Eleven days later, Gloria released a budget proposal counting on $15 million in “Housing Commission resources.”
When Voice asked Gloria’s office where it expected the housing agency to find this cash, Laing initially wrote that the mayor’s team understood that the Housing Commission had tens of millions of dollars in accounts on top of its rainy-day fund to draw from. One of those accounts was the Housing Commission’s investment fund. This is also where – among other uses – the housing agency parks money it’s agreed to dole out to affordable housing projects before developers are ready to build them.
In response to a follow-up question from Voice, Laing clarified that she had merely cited the investment fund as an example of where the Housing Commission might find cash.
The Mayor’s Office isn’t sure where the money might come from, Laing wrote, but the housing agency has been asked to find $15 million outside its operating budget to try to preserve homeless services.
“The Housing Commission is best able to determine where it might get those funds without further cuts, and they have assured us they are working to do so,” Laing wrote in an email.

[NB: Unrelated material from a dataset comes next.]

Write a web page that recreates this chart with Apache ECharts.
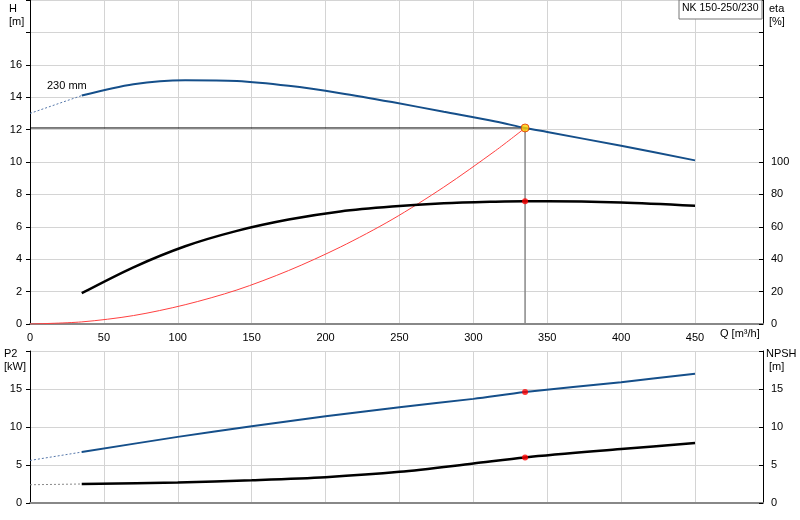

She later told Voice that Gloria’s office is eager to agree on solutions.
“We’re working collaboratively to find a way to address the funding gap without cutting services,” Laing said.
Housing Commission Chair Mitch Mitchell said the agency has at least one potential option to address the city’s $15 million request – though it would require City Council approval that’s uncertain and wouldn’t cover the full amount.
Every year, the Housing Commission pitches a plan to spend fees from developers on causes including opportunities for others to seek those funds for their low-income housing projects. The agency’s draft plan for the upcoming year now includes $6 million for affordable housing projects and another $2 million on loans for casitas and aspiring homeowners.
If the City Council signs off, Mitchell said, the Housing Commission could instead direct $8 million to homelessness programs, a move that would mean the city would not provide as much funding next year to help deliver housing projects also considered crucial to addressing homelessness.
Mitchell acknowledged the challenging tradeoff. He said he’ll also urge the Housing Commission to consider its priorities and more potential cuts too.
“We want to be the best partner we can be to the mayor and the City Council but we also want to make sure that we are not leaving people out there to fend for themselves amidst this crisis so this is going to take creativity and it’s going to take capacity,” Mitchell said. “But we definitely have the commitment and there is a lot of conversation that has to occur before a final decision is made.”